Crucially at this juncture, O’Rourke went down with what was evidently a repeat of a shoulder problem, and though temporarily replaced to have the shoulder “reduced”, he was back into battle within minutes. How limiting his problem was is a moot point, but Carbery Rangers were making use of the elements in their favour to drive Nemo backwards with each passing play.
Steven O’Brien’s side have a few old heads on board and while they worked assidiously to steady the ship, it was evident Nemo legs were giving way as the game entered its final quarter.
Luke Connolly pointed a 45 to cancel out a similar score from Carbery’s Brian Shanahan, but Nemo’s raids beyond halfway were more sporadic. They introduced Cork U21 Conor Horgan to give the attack some impetus, but bringing on Michael Dorgan and Peter Morgan was more about stemming the tide at midfield.
With 10 minutes remaining, Seamus Hayes made it a one-score game, 1-10 to 0-10, and after Connolly and McMahon swapped points, Seamus Hayes made it 1-11 to 0-12 on 56 minutes.
The sense that these sides would need another 60 minutes grew.

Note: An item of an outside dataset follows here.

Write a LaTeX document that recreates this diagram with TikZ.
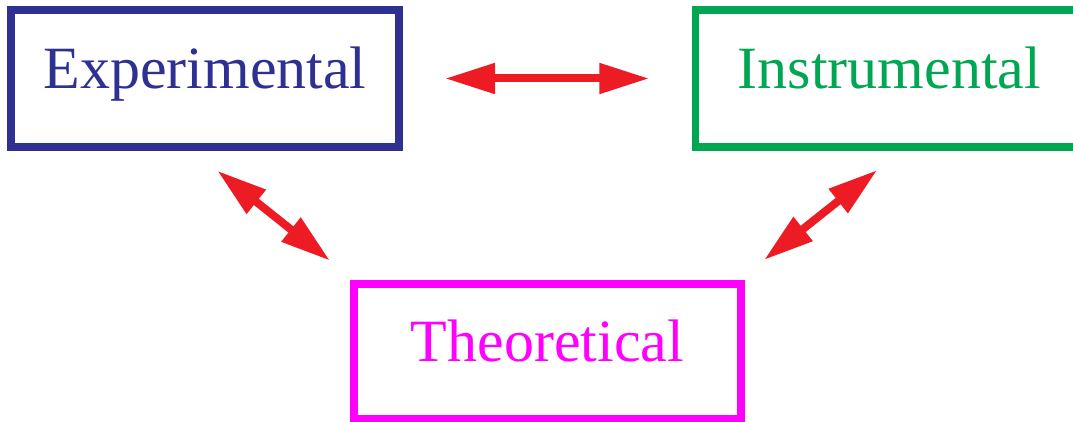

Nemo looked like a boxer desperate for the final bell and before John Hayes claimed his side’s 13th point, Carbery Rangers had what their manager labelled a “stonewall” penalty shout ignored by referee Conor Lane.
To complete their misery, O’Rourke’s shoulder popped again in added time, and Declan Hayes was off target with their final shot at salvation.
Nemo’s passage to the final has been stuttering, but they are there again. Who’d bet against them now?
L. Connolly (0-6, 2 frees, 1 45), P. Kerrigan (1-1), J Masters (0-3, 1 free), A O’Donovan (0-1).
J Hayes (0-5, 3 frees), S Hayes (0-3), B Shanahan (0-2, 45’s), J. O’Rourke (0-2), K McMahon (0-1)
M Martin; A Cronin, A O’Reilly, C O’Shea; K Fulignati,T O Se, J Donovan; D Niblock, A O’Donovan (0-1); C O’Brien, B O’Driscoll, L Connolly; J Masters, P Kerrigan, C Dalton.
M Dorgan for Dalton (40 mins), C Horgan for Masters (49), P Morgan for O’Brien (51); O’Brien for O’Donovan (55)
P Shanahan; R Kiely, B Shanahan, A Roche; T O’Rourke, P Hodnett, S Murray; M Mennis, J Fitzpatrick; A Jennings, D Hayes, K McMahon; J O’Rourke, J Hayes, S Hayes.
G O’Brien for Roche, M Kelly for T O’Rourke (half-time); K Fitzpatrick for Mennis (36); S O’Neill for J O’Rourke (Blood sub, 37); S O’Neill for J O’Rourke (59).